The story behind the reader photo
A reader-submitted photo from earlier in the week pictured a boat sailing on the Wareham River in front of a snow-covered background.
Well, there’s a story there. Cape Cod Shipbuilding Company is a family business based out of 7 Narrows Road since 1919. And for the first time in 24 years, there’s a new member of the family, and it’s a boat: the Marlin Heritage.
“Heritage -- The name of the boat says it all. The fact that I’m a third generation here, and I work with my dad brings it all back full circle,” said Wendy Goodwin, president. “The other guy in the boat is my brother, Dan. It’s about family. It’s about heritage.”
“Grandpa built a lot of these in the 1950s and 60s that have the same hull shape, but we’ve redesigned the deck and the rig for a more modern use,” Goodwin said. “When we were trying to decide on the name of the boat, Heritage just seemed to fit… When I see the boat, I see all the decisions that went into it, and not one person made those decisions alone. It was the group of us – together.”
“The older marlins, grandpa allowed for either a cruising version or a day sailing version. It either had a cockpit that was too small or too big. This one, the cockpit is just right,” Goodwin said. “We just changed the seating capacity and the space down below.”
The boat features seating for six and sleeping arrangements for two.
“This has been a five-year project for us,” Goodwin said.
“We build a smaller version of this boat, and it’s our bread and butter boat,” Goodwin said. “There was always this need for something bigger, though. The smaller version we make is just for day sailing… This boat screamed for this redesign.”
Goodwin said the goal with making the first boat is to later have a production run of the boat.
The boat costs $98,000, is 23 feet in length and features a hand-laid fiberglass hull.
When asked what Goodwin’s grandfather would think of the new boat, she felt he would have said: “good business decision.” Good business decisions are tough to come by with the current state of the economy, according to Goodwin.
“It’s a risk to introduce a new boat when the economy is still struggling, but in the down time is when we could make sure the boat is a good one,” Goodwin said. “We see other businesses doing the same thing: When things are slow, take time to reinvent.”
However, boat buyers are still tough to come by.
“Sometimes there’s no boats on order, and we have to fill the gaps with repairs and maintenance,” Goodwin said. “That’s why we’ve been around so long – because we’ve been able to shift gears.”
Shifting gears applies to more than just focusing between sales and repairs. The Marlin Heritage is a shift in design for the company.
The boat style “was successful in the 1950s and 60s, and then it sort of went out of vogue. Now, we’re bringing it back,” Goodwin said. “People are looking for classic shape, but with modern amenities.”
Seeking interest, the boat is now in Hyannis for the Boatbuilders Show.
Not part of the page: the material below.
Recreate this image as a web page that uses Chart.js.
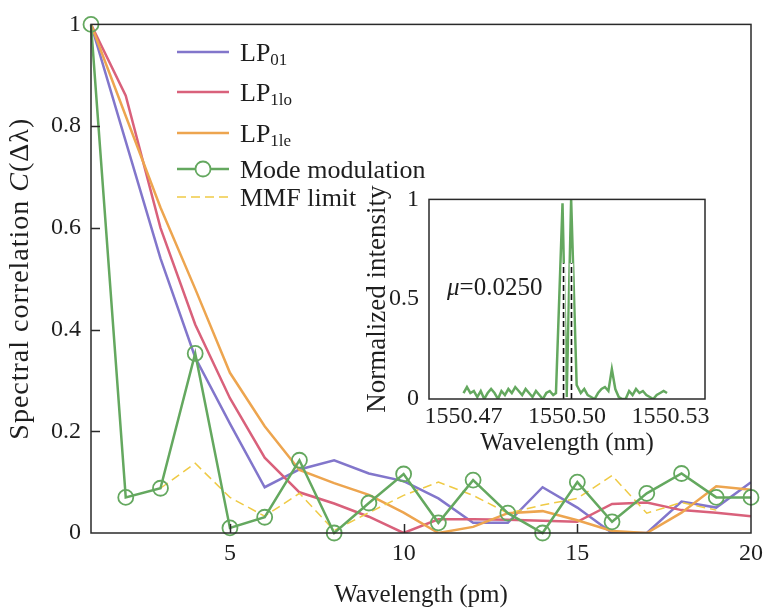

When the boat was photographed, it was actually on the water for the first time as part of its test sail.
“We would not have done this if the weather wasn’t perfect,” Goodwin said. “What is the saying? Don’t do this at home.”
Goodwin added that she was in touch with the harbormaster before they took the boat out.
“Due to the deaths that have already happened around Buzzards Bay, I want to say we did not take a risk with doing this. We had a work boat,” Goodwin said. “We want people to know that [water safety in winter] is serious, and not something we do lightly.”